Author: Denis Avetisyan
Researchers have developed a new artificial intelligence framework that dramatically improves the resolution of complex 3D simulations of turbulent reacting flows, opening doors for more accurate and efficient modeling.

A graph neural network approach enables interpolation-free super-resolution of data on complex meshes, enhancing the fidelity of turbulent reacting flow simulations and data-driven analyses.
Accurate simulation of turbulent reacting flows is often hampered by the computational cost of resolving all relevant scales, necessitating coarse-grained approaches that sacrifice fine-scale detail. This study, ‘Super-resolution of turbulent reacting flows on complex meshes using graph neural networks’, introduces a novel methodology leveraging the flexibility of graph neural networks to reconstruct these unresolved features directly on complex, unstructured meshes. By employing a message-passing framework, the approach achieves high-fidelity super-resolution without interpolation, demonstrated across both structured non-uniform and fully unstructured geometries. Could this represent a significant step towards more accurate and efficient simulations for complex engineering applications and data-driven modeling of turbulent combustion?

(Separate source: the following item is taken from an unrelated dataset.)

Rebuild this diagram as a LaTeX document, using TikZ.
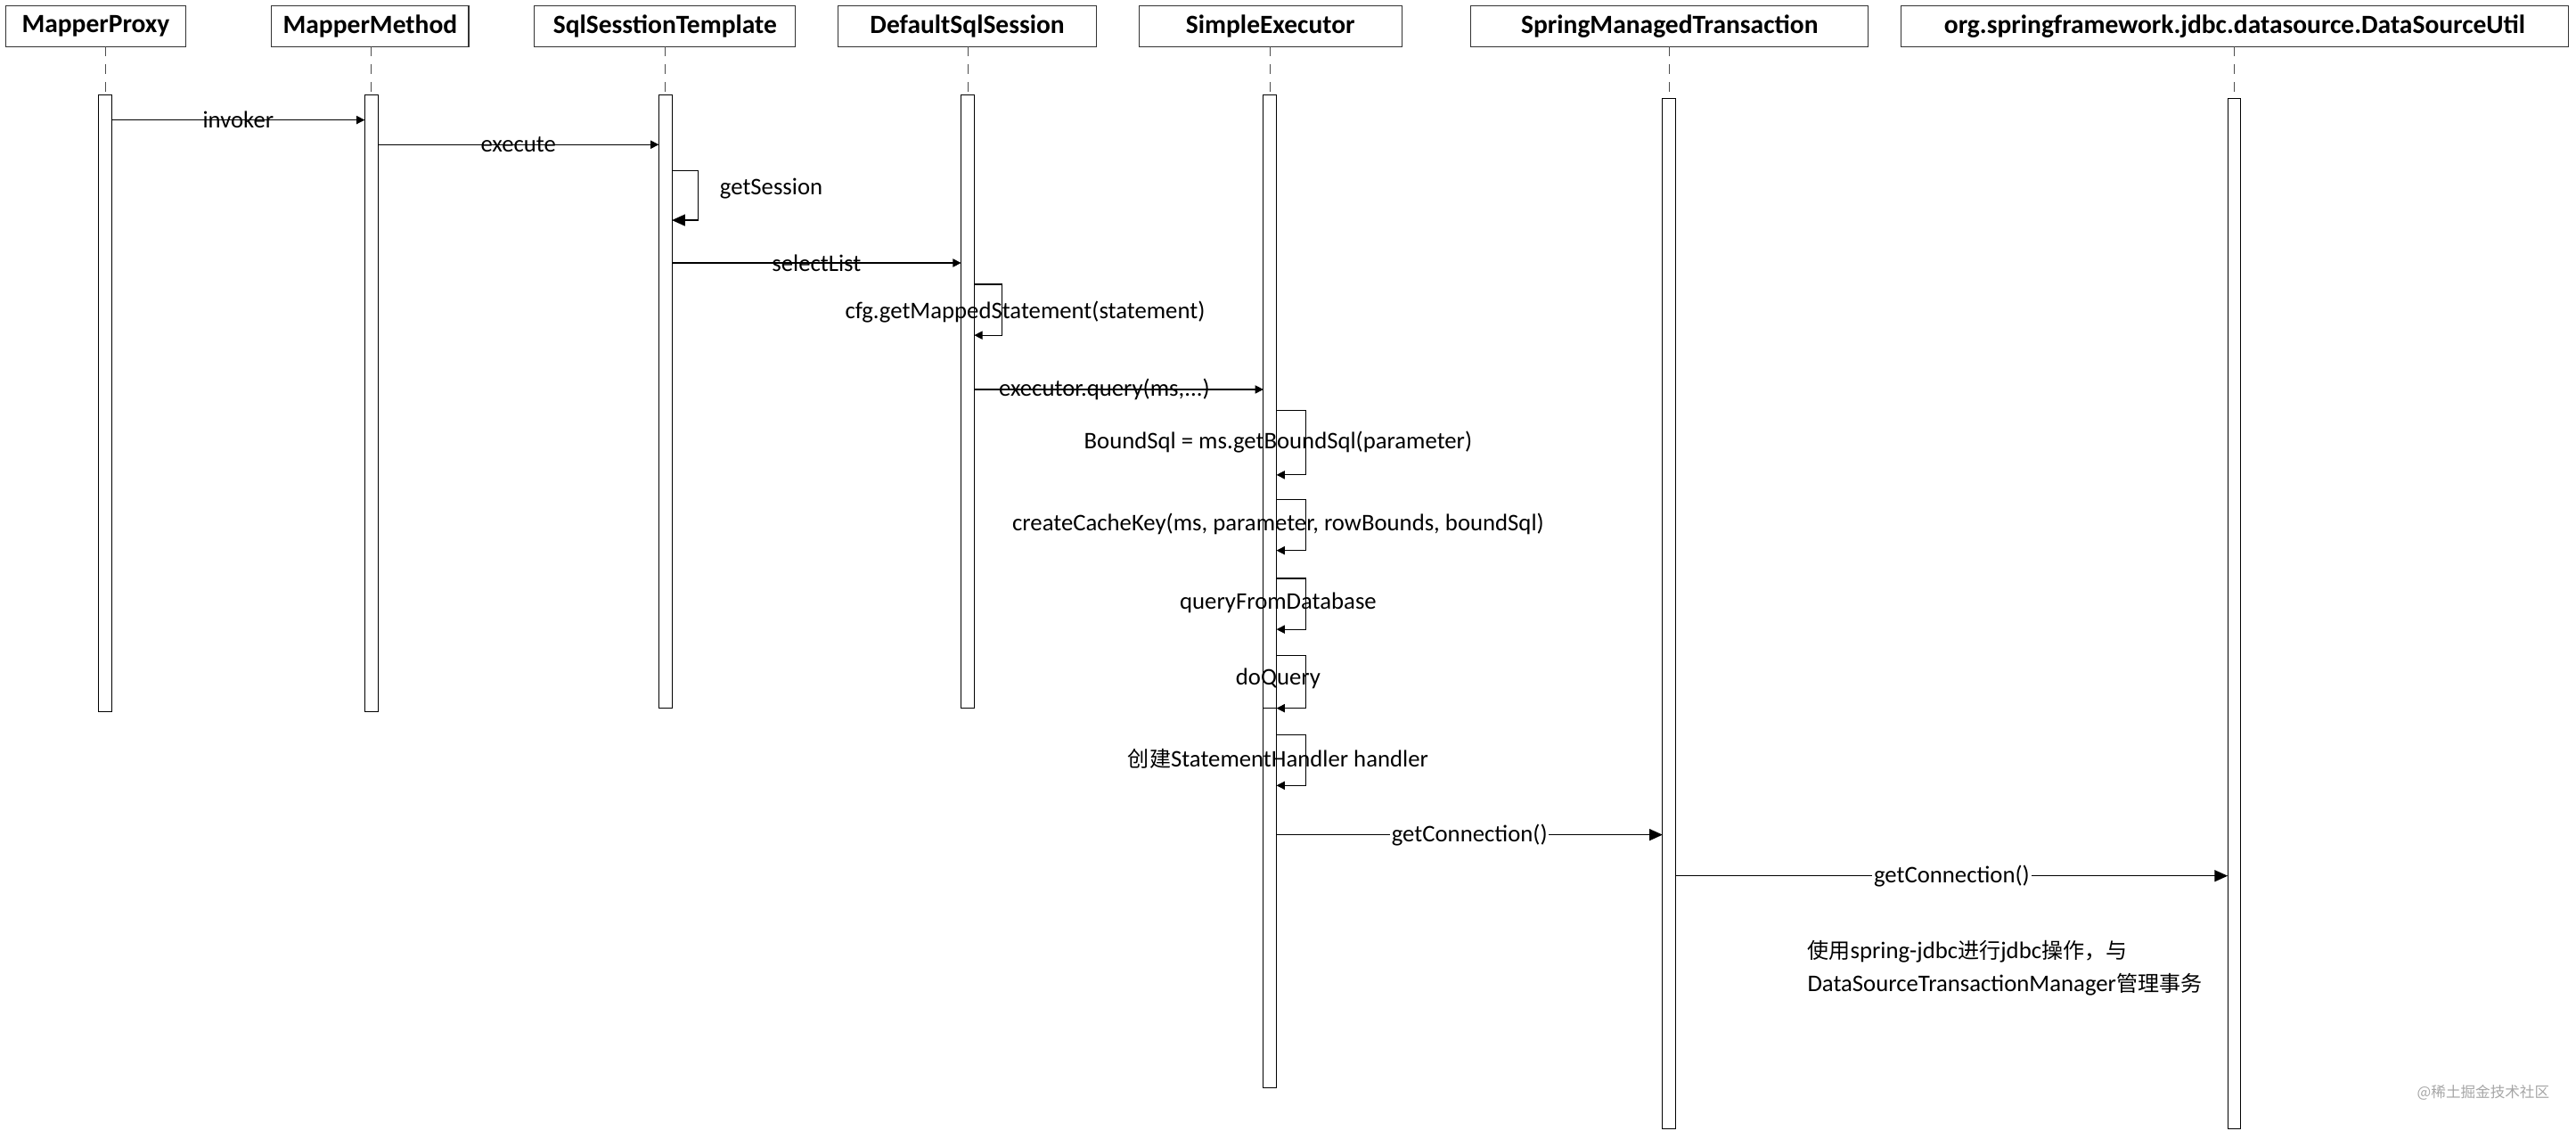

The Intractable Complexity of Turbulent Flows
The accurate simulation and analysis of turbulent reacting flows underpin a vast range of engineering applications, from designing efficient internal combustion engines and gas turbine power plants to optimizing industrial furnaces and ensuring the safety of aerospace systems. However, these flows are inherently complex, characterized by chaotic fluctuations, intricate mixing patterns, and often, chemical reactions that occur across multiple scales. This complexity translates directly into significant computational hurdles; traditional computational fluid dynamics (CFD) methods require extremely fine meshes to resolve the smallest turbulent eddies and accurately capture the relevant physics, leading to prohibitively high computational costs and demanding memory requirements. Consequently, achieving high-fidelity simulations that are both accurate and practical remains a major challenge, driving research into novel modeling approaches and advanced computational techniques to overcome these limitations.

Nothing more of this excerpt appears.